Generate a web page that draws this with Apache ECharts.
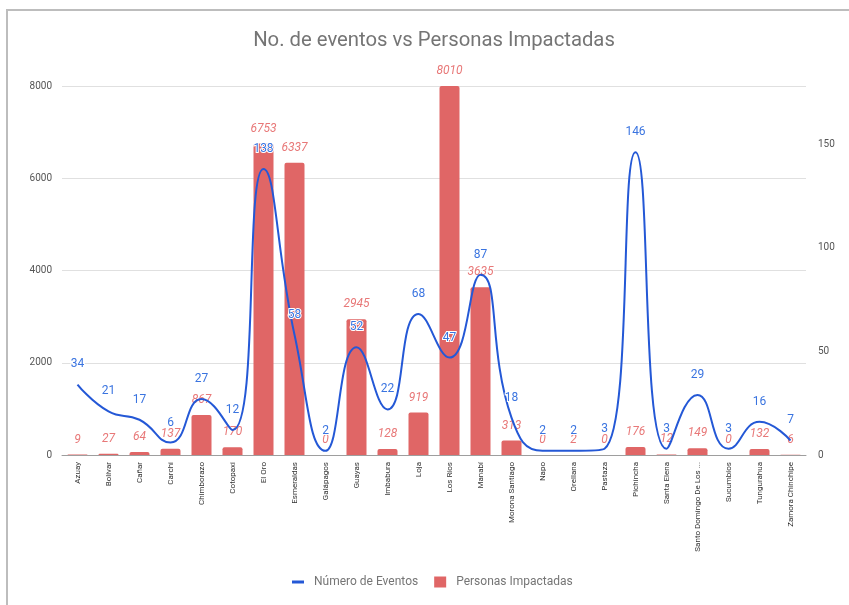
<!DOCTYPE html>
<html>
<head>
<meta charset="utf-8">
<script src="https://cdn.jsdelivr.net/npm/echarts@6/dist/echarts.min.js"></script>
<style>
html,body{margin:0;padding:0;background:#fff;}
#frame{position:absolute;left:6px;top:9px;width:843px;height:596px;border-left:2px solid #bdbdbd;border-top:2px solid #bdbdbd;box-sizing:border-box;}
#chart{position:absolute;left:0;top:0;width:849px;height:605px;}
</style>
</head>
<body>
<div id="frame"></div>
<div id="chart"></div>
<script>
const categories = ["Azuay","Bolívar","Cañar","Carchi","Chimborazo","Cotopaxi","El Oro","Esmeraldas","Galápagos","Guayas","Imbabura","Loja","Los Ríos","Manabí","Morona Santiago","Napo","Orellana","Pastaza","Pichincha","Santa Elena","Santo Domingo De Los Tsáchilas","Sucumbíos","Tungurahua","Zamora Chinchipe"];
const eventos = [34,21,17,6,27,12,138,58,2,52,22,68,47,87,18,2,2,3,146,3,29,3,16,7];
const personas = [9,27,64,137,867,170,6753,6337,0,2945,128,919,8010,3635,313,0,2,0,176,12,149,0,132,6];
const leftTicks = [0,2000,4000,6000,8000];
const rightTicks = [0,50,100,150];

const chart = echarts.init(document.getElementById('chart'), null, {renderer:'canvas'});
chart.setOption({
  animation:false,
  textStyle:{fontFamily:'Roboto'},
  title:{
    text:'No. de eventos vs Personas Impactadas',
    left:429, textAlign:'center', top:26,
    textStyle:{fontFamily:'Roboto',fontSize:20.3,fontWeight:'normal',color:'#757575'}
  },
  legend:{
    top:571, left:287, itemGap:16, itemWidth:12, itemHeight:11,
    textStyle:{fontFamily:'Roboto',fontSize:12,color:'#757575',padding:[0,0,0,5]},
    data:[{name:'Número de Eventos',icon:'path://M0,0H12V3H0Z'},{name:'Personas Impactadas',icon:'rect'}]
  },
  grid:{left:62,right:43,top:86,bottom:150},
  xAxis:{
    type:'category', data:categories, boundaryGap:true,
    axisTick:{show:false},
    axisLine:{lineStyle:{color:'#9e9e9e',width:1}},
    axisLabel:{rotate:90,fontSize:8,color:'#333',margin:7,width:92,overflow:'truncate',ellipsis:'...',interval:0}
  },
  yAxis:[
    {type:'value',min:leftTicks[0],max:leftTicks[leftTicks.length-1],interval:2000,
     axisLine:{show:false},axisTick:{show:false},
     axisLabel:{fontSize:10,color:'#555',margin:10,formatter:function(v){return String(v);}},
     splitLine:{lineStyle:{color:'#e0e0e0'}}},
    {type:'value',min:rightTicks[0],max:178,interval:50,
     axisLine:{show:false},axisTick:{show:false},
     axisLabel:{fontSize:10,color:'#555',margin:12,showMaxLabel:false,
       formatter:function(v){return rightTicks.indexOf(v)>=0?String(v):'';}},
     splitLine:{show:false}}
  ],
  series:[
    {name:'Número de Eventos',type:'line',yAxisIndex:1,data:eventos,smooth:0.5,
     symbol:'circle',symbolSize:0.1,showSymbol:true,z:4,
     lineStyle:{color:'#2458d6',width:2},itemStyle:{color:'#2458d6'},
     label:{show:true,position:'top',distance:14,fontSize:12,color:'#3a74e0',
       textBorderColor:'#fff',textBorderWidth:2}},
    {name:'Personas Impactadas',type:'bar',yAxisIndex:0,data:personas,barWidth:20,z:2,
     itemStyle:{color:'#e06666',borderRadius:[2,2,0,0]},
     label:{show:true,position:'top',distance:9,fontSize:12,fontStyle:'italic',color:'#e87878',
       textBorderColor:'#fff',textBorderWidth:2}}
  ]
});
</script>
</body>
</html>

※

§ **Exercise brief**
Reproduce the data verbatim. Do not carry any picture into the copy.

§ **Exercise output**
Generate a web page that draws this with Apache ECharts.
<!DOCTYPE html>
<html>
<head>
<meta charset="utf-8">
<script src="https://cdn.jsdelivr.net/npm/echarts@6/dist/echarts.min.js"></script>
<style>
html,body{margin:0;padding:0;background:#fff;}
#frame{position:absolute;left:6px;top:9px;width:843px;height:596px;border-left:2px solid #bdbdbd;border-top:2px solid #bdbdbd;box-sizing:border-box;}
#chart{position:absolute;left:0;top:0;width:849px;height:605px;}
</style>
</head>
<body>
<div id="frame"></div>
<div id="chart"></div>
<script>
const categories = ["Azuay","Bolívar","Cañar","Carchi","Chimborazo","Cotopaxi","El Oro","Esmeraldas","Galápagos","Guayas","Imbabura","Loja","Los Ríos","Manabí","Morona Santiago","Napo","Orellana","Pastaza","Pichincha","Santa Elena","Santo Domingo De Los Tsáchilas","Sucumbíos","Tungurahua","Zamora Chinchipe"];
const eventos = [34,21,17,6,27,12,138,58,2,52,22,68,47,87,18,2,2,3,146,3,29,3,16,7];
const personas = [9,27,64,137,867,170,6753,6337,0,2945,128,919,8010,3635,313,0,2,0,176,12,149,0,132,6];
const leftTicks = [0,2000,4000,6000,8000];
const rightTicks = [0,50,100,150];

const chart = echarts.init(document.getElementById('chart'), null, {renderer:'canvas'});
chart.setOption({
  animation:false,
  textStyle:{fontFamily:'Roboto'},
  title:{
    text:'No. de eventos vs Personas Impactadas',
    left:429, textAlign:'center', top:26,
    textStyle:{fontFamily:'Roboto',fontSize:20.3,fontWeight:'normal',color:'#757575'}
  },
  legend:{
    top:571, left:287, itemGap:16, itemWidth:12, itemHeight:11,
    textStyle:{fontFamily:'Roboto',fontSize:12,color:'#757575',padding:[0,0,0,5]},
    data:[{name:'Número de Eventos',icon:'path://M0,0H12V3H0Z'},{name:'Personas Impactadas',icon:'rect'}]
  },
  grid:{left:62,right:43,top:86,bottom:150},
  xAxis:{
    type:'category', data:categories, boundaryGap:true,
    axisTick:{show:false},
    axisLine:{lineStyle:{color:'#9e9e9e',width:1}},
    axisLabel:{rotate:90,fontSize:8,color:'#333',margin:7,width:92,overflow:'truncate',ellipsis:'...',interval:0}
  },
  yAxis:[
    {type:'value',min:leftTicks[0],max:leftTicks[leftTicks.length-1],interval:2000,
     axisLine:{show:false},axisTick:{show:false},
     axisLabel:{fontSize:10,color:'#555',margin:10,formatter:function(v){return String(v);}},
     splitLine:{lineStyle:{color:'#e0e0e0'}}},
    {type:'value',min:rightTicks[0],max:178,interval:50,
     axisLine:{show:false},axisTick:{show:false},
     axisLabel:{fontSize:10,color:'#555',margin:12,showMaxLabel:false,
       formatter:function(v){return rightTicks.indexOf(v)>=0?String(v):'';}},
     splitLine:{show:false}}
  ],
  series:[
    {name:'Número de Eventos',type:'line',yAxisIndex:1,data:eventos,smooth:0.5,
     symbol:'circle',symbolSize:0.1,showSymbol:true,z:4,
     lineStyle:{color:'#2458d6',width:2},itemStyle:{color:'#2458d6'},
     label:{show:true,position:'top',distance:14,fontSize:12,color:'#3a74e0',
       textBorderColor:'#fff',textBorderWidth:2}},
    {name:'Personas Impactadas',type:'bar',yAxisIndex:0,data:personas,barWidth:20,z:2,
     itemStyle:{color:'#e06666',borderRadius:[2,2,0,0]},
     label:{show:true,position:'top',distance:9,fontSize:12,fontStyle:'italic',color:'#e87878',
       textBorderColor:'#fff',textBorderWidth:2}}
  ]
});
</script>
</body>
</html>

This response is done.